DAY: Well, no, not all of them. Much to my surprise, Tallulah, one night last week Leo came home with an umpire after the game. We had him for dinner.
DUROCHER: Yeah. Served on a platter with a baseball in his mouth. Boy, was he tasty.
DAY: Yes. That was the first umpire that ever agreed with Leo.
BANKHEAD: Laraine, it must be very exciting to be married to a man in baseball.
DAY: Well, it's like being married to a man in any other business. I talk to the players' wives and they tell me what kind of day their husbands had. Like Eddie Stanky's wife. She calls me very proudly and says, "Eddie had a very good day today. He walked, he singled, he tripled, and he was hit in the head by a pitched ball."
DUROCHER: Aw, I wish the women would stay out of my baseball business. They always talk a good game, I'd like to see them out there playing it.
BANKHEAD: If that's an offer, you can sign me now.
DUROCHER: You?!
BANKHEAD: Why the em-pha-sis on you?!
DUROCHER: You wouldn't even know what to do. Now, look---if you were on third base and we needed one run to win, and it's the last of the ninth, there's one out, Lockman bunts, the pitcher comes in for the ball. Now, how would you get home?
BANKHEAD: Well, the same way I always get home, darling---I take a taxi.
DUROCHER: Ah, pretty smart, darling. Well, this'll stop you---suppose it's raining'n ya can't get a taxi.
BANKHEAD: Well, this'll shock you, Buster---when it rains, they don't play ball.
DAY: That oughta take care of him.
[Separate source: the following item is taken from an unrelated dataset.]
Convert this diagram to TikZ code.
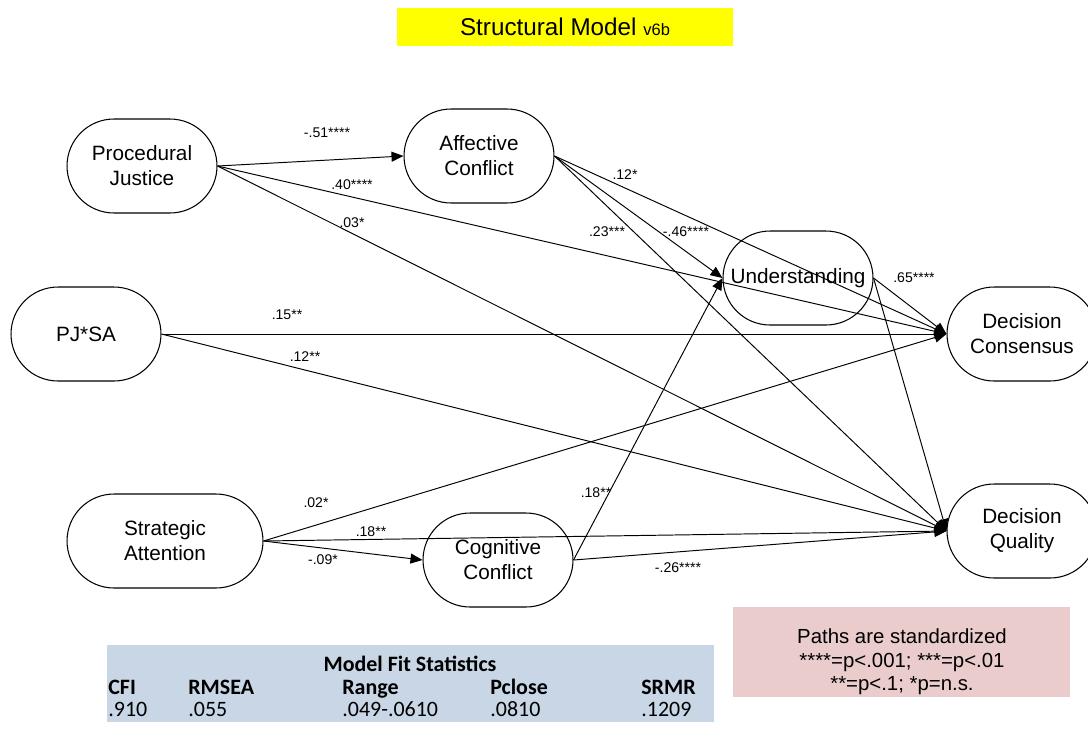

Thanks, Tallulah, it's good to see somebody win an argument with Leo for a change.
BANKHEAD: Well, I must say, Laraine, that being the wife of a stormy baseball manager doesn't seem to have changed you very much. You still have that fresh, lovely, scrubbed look.
DAY: Why shouldn't I look scrubbed? Every time we have an argument, Leo sends me to the shower.
They little knew just how soon a National League pennant would fly above the Polo Grounds once again, and at whose heartbroken expense following a thriller of a pennant race.